▶ _The request_: Write the lines out again, from the top of the material to the line containing "xticks = np.arange(0, 0.701, 0.05)", pictures excluded.

▶ _Extracted entries_:
+--

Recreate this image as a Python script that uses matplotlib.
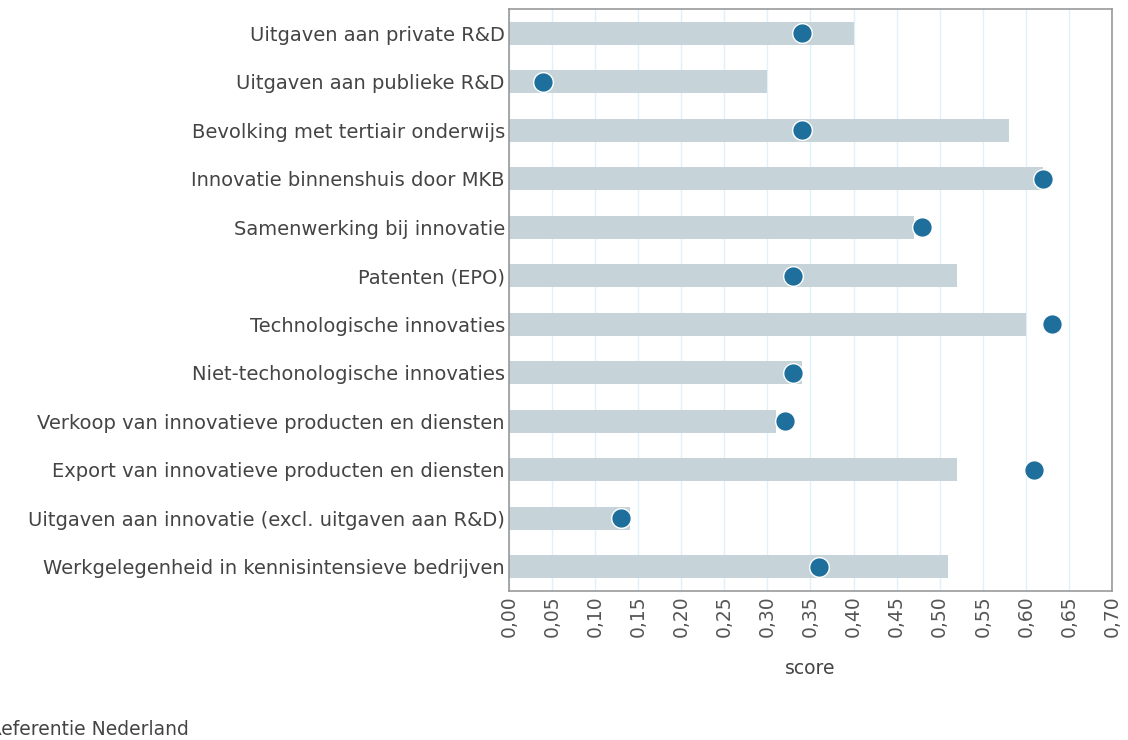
import matplotlib.pyplot as plt
import numpy as np

# Innovation indicators: bar = score, dot = Dutch reference value
indicators = [
    "Uitgaven aan private R&D",
    "Uitgaven aan publieke R&D",
    "Bevolking met tertiair onderwijs",
    "Innovatie binnenshuis door MKB",
    "Samenwerking bij innovatie",
    "Patenten (EPO)",
    "Technologische innovaties",
    "Niet-techonologische innovaties",
    "Verkoop van innovatieve producten en diensten",
    "Export van innovatieve producten en diensten",
    "Uitgaven aan innovatie (excl. uitgaven aan R&D)",
    "Werkgelegenheid in kennisintensieve bedrijven",
]
scores = [0.40, 0.30, 0.58, 0.62, 0.47, 0.52, 0.60, 0.34, 0.31, 0.52, 0.14, 0.51]
referentie_nl = [0.34, 0.04, 0.34, 0.62, 0.48, 0.33, 0.63, 0.33, 0.32, 0.61, 0.13, 0.36]
xticks = np.arange(0, 0.701, 0.05)

TEXT = "#444444"
BAR = "#c6d4da"
DOT = "#1f6f9c"

fig = plt.figure(figsize=(11.28, 7.40), dpi=100)
ax = fig.add_axes([0.4512, 0.2014, 0.5346, 0.7864])

y = np.arange(len(indicators))
ax.barh(y, scores, height=0.47, color=BAR, zorder=2)
ax.scatter(referentie_nl, y, s=200, color=DOT, edgecolors="white",
           linewidths=1.0, zorder=3)

ax.set_xlim(0, 0.70)
ax.set_ylim(len(indicators) - 0.5, -0.5)
ax.set_xticks(xticks)
ax.set_xticklabels([f"{t:.2f}".replace(".", ",") for t in xticks],
                   rotation=90, fontsize=13.5, color="#555555")
ax.set_yticks(y)
ax.set_yticklabels(indicators, fontsize=14, color=TEXT)
ax.tick_params(length=0, pad=3)
ax.grid(axis="x", color="#dff1fb", linewidth=1.0, zorder=0)
ax.set_axisbelow(True)
for s in ax.spines.values():
    s.set_color("#999999")
    s.set_linewidth(1.2)

ax.set_xlabel("score", fontsize=13.5, color=TEXT, labelpad=16)

fig.text(-0.010, 0.002, "Referentie Nederland", fontsize=13.5, color=TEXT,
         ha="left", va="bottom")

fig.savefig("out.png", dpi=100)
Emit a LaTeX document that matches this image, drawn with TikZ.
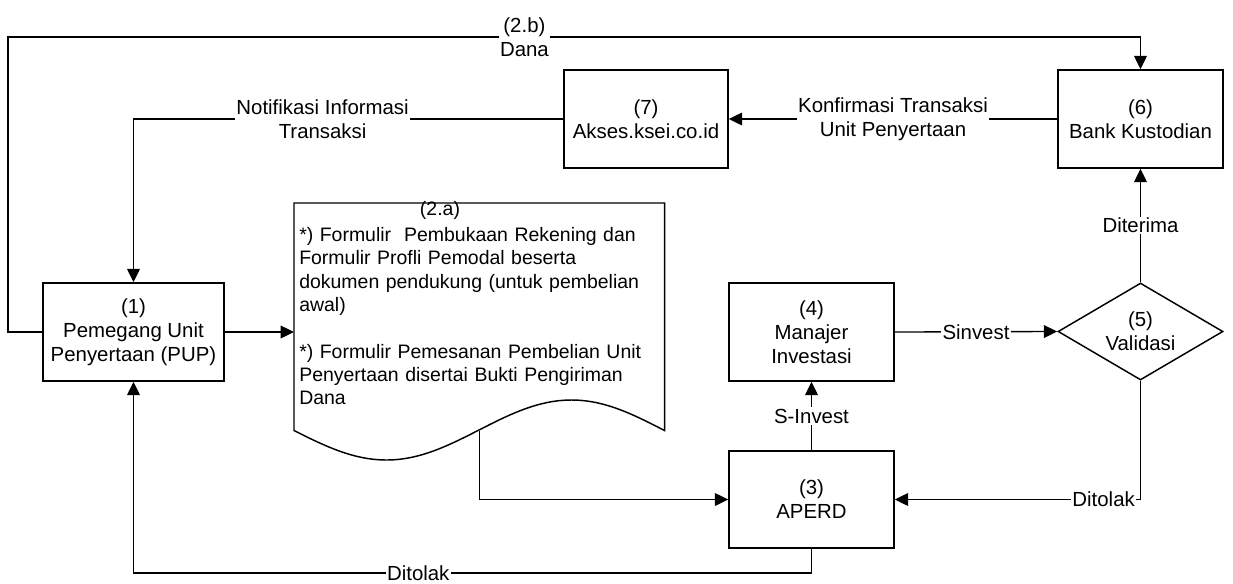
\documentclass[tikz,border=0pt]{standalone}
\usepackage{fontspec}
\setmainfont{Liberation Sans}
\usetikzlibrary{shapes.geometric,arrows.meta}
\begin{document}
\begin{tikzpicture}[x=0.75pt,y=-0.75pt,
  box/.style={draw=black, line width=1.1pt, rectangle, align=center, inner sep=2pt, font=\fontsize{15.3}{18}\selectfont},
  dia/.style={draw=black, line width=1.1pt, diamond, aspect=1.7, align=center, inner sep=0pt, font=\fontsize{15.3}{18}\selectfont, minimum width=123.75pt, minimum height=72.75pt},
  conn/.style={line width=1pt, -{Triangle[length=10pt,width=9.5pt]}},
  lbl/.style={fill=white, inner sep=1pt, align=center, font=\fontsize{15.3}{18}\selectfont},
  doctext/.style={inner sep=0pt, align=left, text width=270pt, font=\fontsize{14.6}{17.5}\selectfont}]
\useasboundingbox[fill=white] (0,0) rectangle (1233,583);

% nodes
\node[box, minimum width=135.75pt, minimum height=73.5pt] (n1) at (133.5,332) {(1)\\Pemegang Unit\\Penyertaan (PUP)};
\node[box, minimum width=123pt, minimum height=73.5pt] (n7) at (646,119) {(7)\\Akses.ksei.co.id};
\node[box, minimum width=123.75pt, minimum height=73.5pt] (n6) at (1140.5,119) {(6)\\Bank Kustodian};
\node[box, minimum width=123.75pt, minimum height=73.5pt] (n4) at (811.5,332) {(4)\\Manajer\\Investasi};
\node[box, minimum width=123.75pt, minimum height=72.75pt] (n3) at (811.5,499.5) {(3)\\APERD};
\node[dia] (n5) at (1140.5,331.5) {(5)\\Validasi};

% document shape
\node[minimum width=277.5pt, minimum height=170.25pt, inner sep=0pt, anchor=north west] (doc) at (294,203) {};
\draw[line width=1.1pt] (doc.south west) -- (doc.north west) -- (doc.north east) -- (doc.south east)
  sin (571.5,400) cos (479,430) sin (386.5,460) cos (doc.south west) -- cycle;
\node[inner sep=0pt, anchor=base, font=\fontsize{14.6}{17.5}\selectfont] (l2a) at (440,215) {(2.a)};
\node[doctext, anchor=north west] (dt) at (299,227) {*) Formulir\ \ Pembukaan Rekening dan\\Formulir Profli Pemodal beserta\\dokumen pendukung (untuk pembelian\\awal)\\[17.5pt]*) Formulir Pemesanan Pembelian Unit\\Penyertaan disertai Bukti Pengiriman\\Dana};

% connectors
\coordinate (cL) at (8,37);
\draw[conn] (n1.west) -| (cL) -| node[lbl,pos=0.228]{(2.b)\\Dana} (n6.north);
\draw[conn] (n6.west) -- node[lbl]{Konfirmasi Transaksi\\Unit Penyertaan} (n7.east);
\draw[conn] (n7.west) -| node[lbl,pos=0.28]{Notifikasi Informasi\\Transaksi} (n1.north);
\draw[conn] (n1.east) -- (n1.east -| doc.west);
\draw[conn] (doc.south) |- (n3.west);
\draw[conn] (n3.north) -- node[lbl]{S-Invest} (n4.south);
\draw[conn] (n4.east) -- node[lbl]{Sinvest} (n5.west);
\draw[conn] (n5.north) -- node[lbl]{Diterima} (n6.south);
\draw[conn] (n5.south) |- node[lbl,pos=0.575]{Ditolak} (n3.east);
\coordinate (cB) at (133.5,573);
\draw[conn] (n3.south) |- node[lbl,pos=0.79]{Ditolak} (cB) -- (n1.south);
\end{tikzpicture}
\end{document}
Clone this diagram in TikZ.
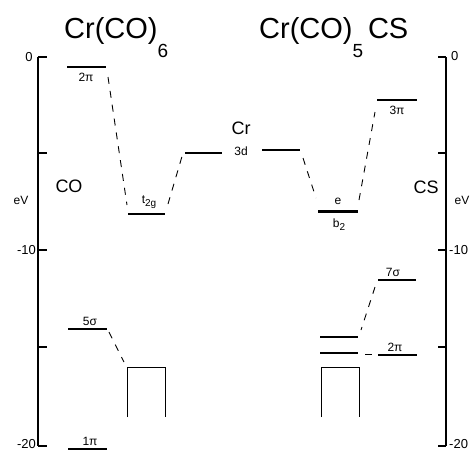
\documentclass[tikz,border=0pt]{standalone}
\usepackage{fontspec}
\setmainfont{Liberation Sans}
\newcommand{\lowsub}[1]{\raisebox{-3pt}{\fontsize{10}{10}\selectfont #1}}
\begin{document}
\begin{tikzpicture}[x=1pt,y=-1pt,
  level/.style={line width=1.3pt},
  thicklevel/.style={line width=3pt},
  conn/.style={line width=0.9pt, dash pattern=on 7pt off 7pt},
  axisline/.style={line width=1.1pt},
  boxline/.style={line width=1pt},
  lab/.style={font=\fontsize{12}{12}\selectfont, inner sep=0pt},
  big/.style={font=\fontsize{18}{18}\selectfont, inner sep=0pt},
  ticklab/.style={font=\fontsize{13}{13}\selectfont, inner sep=0pt},
  title/.style={font=\fontsize{29}{29}\selectfont, inner sep=0pt, anchor=base west}]
\useasboundingbox (0,0) rectangle (476,451);

% titles
\node[title] (t1) at (64,38) {Cr(CO)\raisebox{-19pt}{\fontsize{19}{19}\selectfont 6}};
\node[title] (t2) at (259,38) {Cr(CO)\raisebox{-19pt}{\fontsize{19}{19}\selectfont 5}\,CS};

% axes
\coordinate (la0) at (38,57); \coordinate (la1) at (38,446);
\coordinate (ra0) at (446,57); \coordinate (ra1) at (446,446);
\draw[axisline] (la0) -- (la1);
\draw[axisline] (ra0) -- (ra1);
\foreach \y in {57,153,250,347,446}{
  \draw[axisline] (38,\y) -- (47,\y);
  \draw[axisline] (446,\y) -- (438,\y);
}
\node[ticklab,anchor=center] (l0) at (29,57) {0};
\node[ticklab,anchor=east] (l10) at (36,250) {-10};
\node[ticklab,anchor=east] (l20) at (36,444) {-20};
\node[ticklab,anchor=west] (r0) at (451,56) {0};
\node[ticklab,anchor=west] (r10) at (449,250) {-10};
\node[ticklab,anchor=west] (r20) at (449,444) {-20};
\node[lab] (evl) at (21,200) {eV};
\node[lab] (evr) at (462,200) {eV};
\node[big] (co) at (69,186) {CO};
\node[big] (cs) at (426,187) {CS};
\node[big] (cr) at (241,128) {Cr};

% levels
\coordinate (a2piL) at (67,67);  \coordinate (b2piL) at (106,67);
\coordinate (at2g) at (128,214); \coordinate (bt2g) at (165,214);
\coordinate (a3dL) at (185,153); \coordinate (b3dL) at (222,153);
\coordinate (a3dR) at (262,150); \coordinate (b3dR) at (300,150);
\coordinate (ae) at (318,211);   \coordinate (be) at (358,211);
\coordinate (a3pi) at (377,100); \coordinate (b3pi) at (417,100);
\coordinate (a7s) at (378,280);  \coordinate (b7s) at (416,280);
\coordinate (aRa) at (320,337);  \coordinate (bRa) at (358,337);
\coordinate (aRb) at (320,353);  \coordinate (bRb) at (358,353);
\coordinate (a2piR) at (378,355); \coordinate (b2piR) at (417,355);
\coordinate (a5s) at (68,329);   \coordinate (b5s) at (107,329);
\coordinate (a1pi) at (68,449);  \coordinate (b1pi) at (107,449);

\draw[level] (a2piL) -- (b2piL);
\draw[level] (at2g) -- (bt2g);
\draw[level] (a3dL) -- (b3dL);
\draw[level] (a3dR) -- (b3dR);
\draw[thicklevel] (ae) -- (be);
\draw[level] (a3pi) -- (b3pi);
\draw[level] (a7s) -- (b7s);
\draw[level] (aRa) -- (bRa);
\draw[level] (aRb) -- (bRb);
\draw[level] (a2piR) -- (b2piR);
\draw[level] (a5s) -- (b5s);
\draw[level] (a1pi) -- (b1pi);

% level labels
\node[lab] (n2piL) at (86,77) {2π};
\node[lab] (nt2g) at (149,202) {t\lowsub{2g}};
\node[lab] (n3d) at (241,151) {3d};
\node[lab] (ne) at (338,201) {e};
\node[lab] (nb2) at (339,225) {b\lowsub{2}};
\node[lab] (n3pi) at (397,110) {3π};
\node[lab] (n7s) at (393,272) {7σ};
\node[lab] (n2piR) at (395,347) {2π};
\node[lab] (n5s) at (90,321) {5σ};
\node[lab] (n1pi) at (90,441) {1π};

% boxes
\coordinate (bl1) at (127,417); \coordinate (bl2) at (127,367);
\coordinate (bl3) at (165,367); \coordinate (bl4) at (165,417);
\coordinate (br1) at (321,417); \coordinate (br2) at (321,367);
\coordinate (br3) at (359,367); \coordinate (br4) at (359,417);
\draw[boxline] (bl1) -- (bl2) -- (bl3) -- (bl4);
\draw[boxline] (br1) -- (br2) -- (br3) -- (br4);

% connectors
\coordinate (c1a) at (108,77);  \coordinate (c1b) at (127,205);
\coordinate (c2a) at (168,204); \coordinate (c2b) at (183,153);
\coordinate (c3a) at (303,158); \coordinate (c3b) at (316,198);
\coordinate (c4a) at (359,200); \coordinate (c4b) at (375,112);
\coordinate (c5a) at (375,287); \coordinate (c5b) at (361,330);
\coordinate (c6a) at (365,354); \coordinate (c6b) at (372,354);
\coordinate (c7a) at (109,332); \coordinate (c7b) at (124,362);
\draw[conn] (c1a) -- (c1b);
\draw[conn] (c2a) -- (c2b);
\draw[conn] (c3a) -- (c3b);
\draw[conn] (c4a) -- (c4b);
\draw[conn] (c5a) -- (c5b);
\draw[line width=0.9pt] (c6a) -- (c6b);
\draw[conn] (c7a) -- (c7b);
\end{tikzpicture}
\end{document}
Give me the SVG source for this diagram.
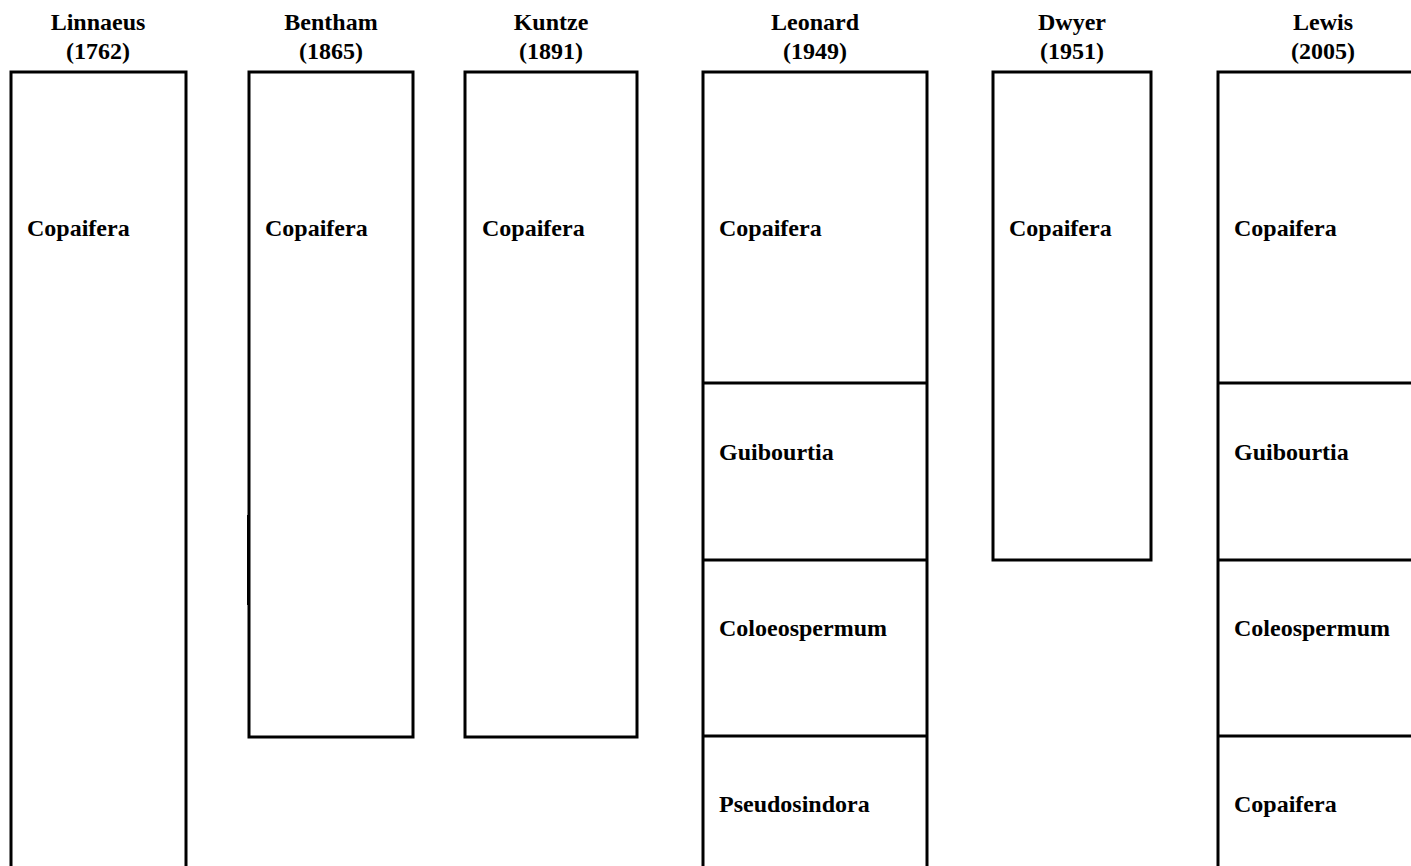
<svg xmlns="http://www.w3.org/2000/svg" width="1411" height="866" viewBox="0 0 1411 866">
<style>
.b{fill:#fff;stroke:#000;stroke-width:3}
.d{stroke:#000;stroke-width:3;fill:none}
text{font-family:"Liberation Serif","Times New Roman",serif;font-weight:bold;font-size:24px;fill:#000}
.h{text-anchor:middle}
</style>
<rect width="1411" height="866" fill="#fff"/>
<g id="linnaeus">
<text class="h" x="98" y="30">Linnaeus</text><text class="h" x="98" y="59">(1762)</text>
<rect class="b" x="11" y="72" width="175" height="820"/>
<text x="27" y="236">Copaifera</text>
</g>
<g id="bentham">
<text class="h" x="331" y="30">Bentham</text><text class="h" x="331" y="59">(1865)</text>
<rect class="b" x="249" y="72" width="164" height="665"/>
<line class="d" x1="248.5" y1="515" x2="248.5" y2="605"/>
<text x="265" y="236">Copaifera</text>
</g>
<g id="kuntze">
<text class="h" x="551" y="30">Kuntze</text><text class="h" x="551" y="59">(1891)</text>
<rect class="b" x="465" y="72" width="172" height="665"/>
<text x="482" y="236">Copaifera</text>
</g>
<g id="leonard">
<text class="h" x="815" y="30">Leonard</text><text class="h" x="815" y="59">(1949)</text>
<rect class="b" x="703" y="72" width="224" height="820"/>
<line class="d" x1="703" y1="383" x2="927" y2="383"/>
<line class="d" x1="703" y1="560" x2="927" y2="560"/>
<line class="d" x1="703" y1="736" x2="927" y2="736"/>
<text x="719" y="236">Copaifera</text>
<text x="719" y="460">Guibourtia</text>
<text x="719" y="636">Coloeospermum</text>
<text x="719" y="812">Pseudosindora</text>
</g>
<g id="dwyer">
<text class="h" x="1072" y="30">Dwyer</text><text class="h" x="1072" y="59">(1951)</text>
<rect class="b" x="993" y="72" width="158" height="488"/>
<text x="1009" y="236">Copaifera</text>
</g>
<g id="lewis">
<text class="h" x="1323" y="30">Lewis</text><text class="h" x="1323" y="59">(2005)</text>
<rect class="b" x="1218" y="72" width="240" height="820"/>
<line class="d" x1="1218" y1="383" x2="1411" y2="383"/>
<line class="d" x1="1218" y1="560" x2="1411" y2="560"/>
<line class="d" x1="1218" y1="736" x2="1411" y2="736"/>
<text x="1234" y="236">Copaifera</text>
<text x="1234" y="460">Guibourtia</text>
<text x="1234" y="636">Coleospermum</text>
<text x="1234" y="812">Copaifera</text>
</g>
<g id="connectors"/>
</svg>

+--

▶ _Expected output_:
Recreate this image as a Python script that uses matplotlib.
import matplotlib.pyplot as plt
import numpy as np

# Innovation indicators: bar = score, dot = Dutch reference value
indicators = [
    "Uitgaven aan private R&D",
    "Uitgaven aan publieke R&D",
    "Bevolking met tertiair onderwijs",
    "Innovatie binnenshuis door MKB",
    "Samenwerking bij innovatie",
    "Patenten (EPO)",
    "Technologische innovaties",
    "Niet-techonologische innovaties",
    "Verkoop van innovatieve producten en diensten",
    "Export van innovatieve producten en diensten",
    "Uitgaven aan innovatie (excl. uitgaven aan R&D)",
    "Werkgelegenheid in kennisintensieve bedrijven",
]
scores = [0.40, 0.30, 0.58, 0.62, 0.47, 0.52, 0.60, 0.34, 0.31, 0.52, 0.14, 0.51]
referentie_nl = [0.34, 0.04, 0.34, 0.62, 0.48, 0.33, 0.63, 0.33, 0.32, 0.61, 0.13, 0.36]
xticks = np.arange(0, 0.701, 0.05)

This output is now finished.